§ **DATA SECTION**
━━━━━━━━
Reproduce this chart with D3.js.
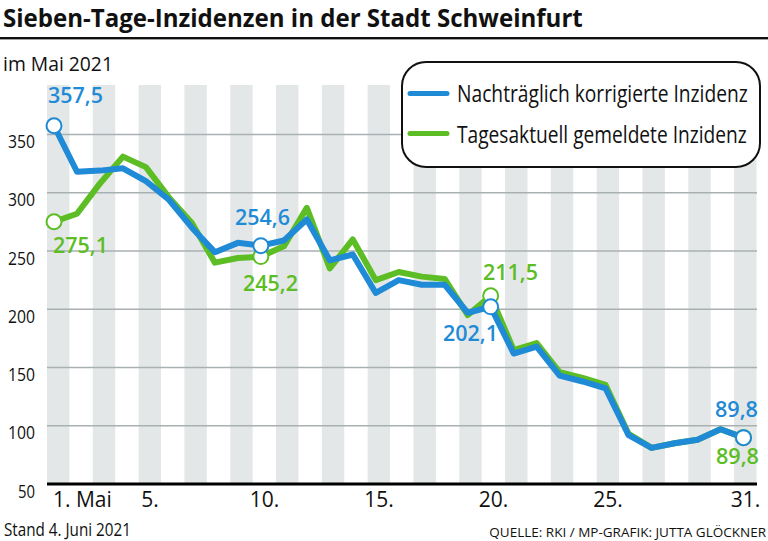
<!DOCTYPE html>
<html>
<head>
<meta charset="utf-8">
<script src="https://cdn.jsdelivr.net/npm/d3@7"></script>
<style>
  html, body { margin: 0; padding: 0; background: #fff; }
  svg { display: block; }
  text { font-family: "Open Sans", "Noto Sans", "DejaVu Sans", sans-serif; }
</style>
</head>
<body>
<svg id="chart" width="768" height="541"></svg>
<script>
const days = [1,2,3,4,5,6,7,8,9,10,11,12,13,14,15,16,17,18,19,20,21,22,23,24,25,26,27,28,29,30,31];
const corrected = [357.5,318,319,321,310,294,270,249,257,254.6,259,277,242,247,214,225,221,221,197,202.1,162,168,143,138,132,92,81,85,88,97,89.8];
const reported  = [275.1,282,308,331,322,296,274,240,244,245.2,254,287,235,260,225,232,228,226,195,211.5,165,171,146,141,135,93,81,85,88,97,89.8];
const yTicks = [50,100,150,200,250,300,350];
const gridValues = [100,150,200,250,300,350];
const xTickDays = [1,5,10,15,20,25,31];
const xTickLabels = ["1. Mai","5.","10.","15.","20.","25.","31."];
const labelledBlue = [{day:1, text:"357,5"},{day:10, text:"254,6"},{day:20, text:"202,1"},{day:31, text:"89,8"}];
const labelledGreen = [{day:1, text:"275,1"},{day:10, text:"245,2"},{day:20, text:"211,5"},{day:31, text:"89,8"}];
const seriesNames = ["Nachträglich korrigierte Inzidenz","Tagesaktuell gemeldete Inzidenz"];

const BLUE = "#1f8ad6";
const GREEN = "#5cbd24";

const svg = d3.select("#chart");

// helper: draw text horizontally squeezed to a target width via a scale transform
function squeezed(parent, x, y, txt, size, weight, width, anchor) {
  const g = parent.append("g");
  const t = g.append("text").attr("x", 0).attr("y", 0)
    .attr("font-size", size).attr("font-weight", weight).attr("fill", "#111").text(txt);
  const natural = t.node().getComputedTextLength();
  const sx = Math.min(1, width / natural);
  let x0 = x;
  if (anchor === "end") x0 = x - natural * sx;
  g.attr("transform", `translate(${x0},${y}) scale(${sx},1)`);
  return t;
}

// scales
const yScale = d3.scaleLinear().domain([50, 350]).range([484, 134.5]);
const xLine = d3.scaleLinear().domain([1, 31]).range([54, 743.5]);
const xBand = d3.scaleBand().domain(days).range([47, 757]).paddingInner(0);

// title
squeezed(svg, 3, 26.5, "Sieben-Tage-Inzidenzen in der Stadt Schweinfurt", 25.5, 700, 580);
svg.append("rect").attr("x", 0).attr("y", 37).attr("width", 768).attr("height", 2.4).attr("fill", "#111");

squeezed(svg, 3, 71, "im Mai 2021", 19.5, 400, 110);

// stripes (odd days)
svg.append("g").selectAll("rect").data(days.filter(d => d % 2 === 1)).join("rect")
  .attr("x", d => xBand(d)).attr("width", xBand.bandwidth() - 0.5)
  .attr("y", 85).attr("height", 484 - 85)
  .attr("fill", "#e4e7e8");

// gridlines
svg.append("g").selectAll("line").data(gridValues).join("line")
  .attr("x1", 47).attr("x2", 757)
  .attr("y1", d => yScale(d)).attr("y2", d => yScale(d))
  .attr("stroke", "#a9b0b2").attr("stroke-width", 1.5);

// baseline
svg.append("line").attr("x1", 47).attr("x2", 757).attr("y1", 484).attr("y2", 484)
  .attr("stroke", "#000").attr("stroke-width", 3.2);

// y tick labels
svg.append("g").selectAll("text").data(yTicks).join("text")
  .attr("x", 35).attr("y", d => yScale(d) + (d === 50 ? 14 : 13.5))
  .attr("text-anchor", "end").attr("font-size", 17.5).attr("fill", "#111")
  .attr("textLength", d => d >= 100 ? 27 : 17).attr("lengthAdjust", "spacingAndGlyphs")
  .text(d => d);

// x tick labels
svg.append("g").selectAll("text").data(xTickDays).join("text")
  .attr("x", (d, i) => i === 0 ? xBand(d) + 6 : xBand(d) + xBand.bandwidth() / 2)
  .attr("y", 507)
  .attr("text-anchor", (d, i) => i === 0 ? "start" : "middle")
  .attr("font-size", 21).attr("fill", "#111")
  .text((d, i) => xTickLabels[i]);

// lines
const line = d3.line().x((d, i) => xLine(days[i])).y(d => yScale(d));
svg.append("path").datum(reported).attr("d", line)
  .attr("fill", "none").attr("stroke", GREEN).attr("stroke-width", 6)
  .attr("stroke-linejoin", "round");
svg.append("path").datum(corrected).attr("d", line)
  .attr("fill", "none").attr("stroke", BLUE).attr("stroke-width", 6)
  .attr("stroke-linejoin", "round");

// markers
function markers(list, values, color) {
  svg.append("g").selectAll("circle").data(list).join("circle")
    .attr("cx", d => xLine(d.day)).attr("cy", d => yScale(values[days.indexOf(d.day)]))
    .attr("r", 7.5).attr("fill", "#fff").attr("stroke", color).attr("stroke-width", 2);
}
markers(labelledGreen, reported, GREEN);
markers(labelledBlue, corrected, BLUE);

// value labels
const blueLabelPos = [[48, 103], [235, 225], [443, 341], [715, 417]];
const greenLabelPos = [[53, 253], [243, 291], [483, 280], [716, 464]];
svg.append("g").selectAll("text").data(labelledBlue).join("text")
  .attr("x", (d, i) => blueLabelPos[i][0]).attr("y", (d, i) => blueLabelPos[i][1])
  .attr("font-size", 22).attr("font-weight", 600).attr("fill", BLUE)
  .attr("textLength", d => d.text.length === 5 ? 55 : 43).attr("lengthAdjust", "spacingAndGlyphs")
  .text(d => d.text);
svg.append("g").selectAll("text").data(labelledGreen).join("text")
  .attr("x", (d, i) => greenLabelPos[i][0]).attr("y", (d, i) => greenLabelPos[i][1])
  .attr("font-size", 22).attr("font-weight", 600).attr("fill", GREEN)
  .attr("textLength", d => d.text.length === 5 ? 55 : 43).attr("lengthAdjust", "spacingAndGlyphs")
  .text(d => d.text);

// legend
const lg = svg.append("g");
lg.append("rect").attr("x", 402).attr("y", 62).attr("width", 358).attr("height", 105)
  .attr("rx", 24).attr("ry", 24).attr("fill", "#fff").attr("stroke", "#111").attr("stroke-width", 2);
[BLUE, GREEN].forEach((c, i) => {
  lg.append("line").attr("x1", 410).attr("x2", 447)
    .attr("y1", 93.5 + i * 40).attr("y2", 93.5 + i * 40)
    .attr("stroke", c).attr("stroke-width", 5).attr("stroke-linecap", "round");
  squeezed(lg, 457, 102 + i * 40.5, seriesNames[i], 23, 400, i === 0 ? 291 : 290);
});

// footer
squeezed(svg, 4, 536, "Stand 4. Juni 2021", 17.5, 400, 127);
squeezed(svg, 766, 537, "QUELLE: RKI / MP-GRAFIK: JUTTA GLÖCKNER", 13.5, 400, 283, "end");
</script>
</body>
</html>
━━━━━━━━
§ **INSTRUCTION**
From the listing, extract all text exactly as given and drop any picture.

§ **TASK RESULT**
Reproduce this chart with D3.js.
<!DOCTYPE html>
<html>
<head>
<meta charset="utf-8">
<script src="https://cdn.jsdelivr.net/npm/d3@7"></script>
<style>
  html, body { margin: 0; padding: 0; background: #fff; }
  svg { display: block; }
  text { font-family: "Open Sans", "Noto Sans", "DejaVu Sans", sans-serif; }
</style>
</head>
<body>
<svg id="chart" width="768" height="541"></svg>
<script>
const days = [1,2,3,4,5,6,7,8,9,10,11,12,13,14,15,16,17,18,19,20,21,22,23,24,25,26,27,28,29,30,31];
const corrected = [357.5,318,319,321,310,294,270,249,257,254.6,259,277,242,247,214,225,221,221,197,202.1,162,168,143,138,132,92,81,85,88,97,89.8];
const reported  = [275.1,282,308,331,322,296,274,240,244,245.2,254,287,235,260,225,232,228,226,195,211.5,165,171,146,141,135,93,81,85,88,97,89.8];
const yTicks = [50,100,150,200,250,300,350];
const gridValues = [100,150,200,250,300,350];
const xTickDays = [1,5,10,15,20,25,31];
const xTickLabels = ["1. Mai","5.","10.","15.","20.","25.","31."];
const labelledBlue = [{day:1, text:"357,5"},{day:10, text:"254,6"},{day:20, text:"202,1"},{day:31, text:"89,8"}];
const labelledGreen = [{day:1, text:"275,1"},{day:10, text:"245,2"},{day:20, text:"211,5"},{day:31, text:"89,8"}];
const seriesNames = ["Nachträglich korrigierte Inzidenz","Tagesaktuell gemeldete Inzidenz"];

const BLUE = "#1f8ad6";
const GREEN = "#5cbd24";

const svg = d3.select("#chart");

// helper: draw text horizontally squeezed to a target width via a scale transform
function squeezed(parent, x, y, txt, size, weight, width, anchor) {
  const g = parent.append("g");
  const t = g.append("text").attr("x", 0).attr("y", 0)
    .attr("font-size", size).attr("font-weight", weight).attr("fill", "#111").text(txt);
  const natural = t.node().getComputedTextLength();
  const sx = Math.min(1, width / natural);
  let x0 = x;
  if (anchor === "end") x0 = x - natural * sx;
  g.attr("transform", `translate(${x0},${y}) scale(${sx},1)`);
  return t;
}

// scales
const yScale = d3.scaleLinear().domain([50, 350]).range([484, 134.5]);
const xLine = d3.scaleLinear().domain([1, 31]).range([54, 743.5]);
const xBand = d3.scaleBand().domain(days).range([47, 757]).paddingInner(0);

// title
squeezed(svg, 3, 26.5, "Sieben-Tage-Inzidenzen in der Stadt Schweinfurt", 25.5, 700, 580);
svg.append("rect").attr("x", 0).attr("y", 37).attr("width", 768).attr("height", 2.4).attr("fill", "#111");

squeezed(svg, 3, 71, "im Mai 2021", 19.5, 400, 110);

// stripes (odd days)
svg.append("g").selectAll("rect").data(days.filter(d => d % 2 === 1)).join("rect")
  .attr("x", d => xBand(d)).attr("width", xBand.bandwidth() - 0.5)
  .attr("y", 85).attr("height", 484 - 85)
  .attr("fill", "#e4e7e8");

// gridlines
svg.append("g").selectAll("line").data(gridValues).join("line")
  .attr("x1", 47).attr("x2", 757)
  .attr("y1", d => yScale(d)).attr("y2", d => yScale(d))
  .attr("stroke", "#a9b0b2").attr("stroke-width", 1.5);

// baseline
svg.append("line").attr("x1", 47).attr("x2", 757).attr("y1", 484).attr("y2", 484)
  .attr("stroke", "#000").attr("stroke-width", 3.2);

// y tick labels
svg.append("g").selectAll("text").data(yTicks).join("text")
  .attr("x", 35).attr("y", d => yScale(d) + (d === 50 ? 14 : 13.5))
  .attr("text-anchor", "end").attr("font-size", 17.5).attr("fill", "#111")
  .attr("textLength", d => d >= 100 ? 27 : 17).attr("lengthAdjust", "spacingAndGlyphs")
  .text(d => d);

// x tick labels
svg.append("g").selectAll("text").data(xTickDays).join("text")
  .attr("x", (d, i) => i === 0 ? xBand(d) + 6 : xBand(d) + xBand.bandwidth() / 2)
  .attr("y", 507)
  .attr("text-anchor", (d, i) => i === 0 ? "start" : "middle")
  .attr("font-size", 21).attr("fill", "#111")
  .text((d, i) => xTickLabels[i]);

// lines
const line = d3.line().x((d, i) => xLine(days[i])).y(d => yScale(d));
svg.append("path").datum(reported).attr("d", line)
  .attr("fill", "none").attr("stroke", GREEN).attr("stroke-width", 6)
  .attr("stroke-linejoin", "round");
svg.append("path").datum(corrected).attr("d", line)
  .attr("fill", "none").attr("stroke", BLUE).attr("stroke-width", 6)
  .attr("stroke-linejoin", "round");

// markers
function markers(list, values, color) {
  svg.append("g").selectAll("circle").data(list).join("circle")
    .attr("cx", d => xLine(d.day)).attr("cy", d => yScale(values[days.indexOf(d.day)]))
    .attr("r", 7.5).attr("fill", "#fff").attr("stroke", color).attr("stroke-width", 2);
}
markers(labelledGreen, reported, GREEN);
markers(labelledBlue, corrected, BLUE);

// value labels
const blueLabelPos = [[48, 103], [235, 225], [443, 341], [715, 417]];
const greenLabelPos = [[53, 253], [243, 291], [483, 280], [716, 464]];
svg.append("g").selectAll("text").data(labelledBlue).join("text")
  .attr("x", (d, i) => blueLabelPos[i][0]).attr("y", (d, i) => blueLabelPos[i][1])
  .attr("font-size", 22).attr("font-weight", 600).attr("fill", BLUE)
  .attr("textLength", d => d.text.length === 5 ? 55 : 43).attr("lengthAdjust", "spacingAndGlyphs")
  .text(d => d.text);
svg.append("g").selectAll("text").data(labelledGreen).join("text")
  .attr("x", (d, i) => greenLabelPos[i][0]).attr("y", (d, i) => greenLabelPos[i][1])
  .attr("font-size", 22).attr("font-weight", 600).attr("fill", GREEN)
  .attr("textLength", d => d.text.length === 5 ? 55 : 43).attr("lengthAdjust", "spacingAndGlyphs")
  .text(d => d.text);

// legend
const lg = svg.append("g");
lg.append("rect").attr("x", 402).attr("y", 62).attr("width", 358).attr("height", 105)
  .attr("rx", 24).attr("ry", 24).attr("fill", "#fff").attr("stroke", "#111").attr("stroke-width", 2);
[BLUE, GREEN].forEach((c, i) => {
  lg.append("line").attr("x1", 410).attr("x2", 447)
    .attr("y1", 93.5 + i * 40).attr("y2", 93.5 + i * 40)
    .attr("stroke", c).attr("stroke-width", 5).attr("stroke-linecap", "round");
  squeezed(lg, 457, 102 + i * 40.5, seriesNames[i], 23, 400, i === 0 ? 291 : 290);
});

// footer
squeezed(svg, 4, 536, "Stand 4. Juni 2021", 17.5, 400, 127);
squeezed(svg, 766, 537, "QUELLE: RKI / MP-GRAFIK: JUTTA GLÖCKNER", 13.5, 400, 283, "end");
</script>
</body>
</html>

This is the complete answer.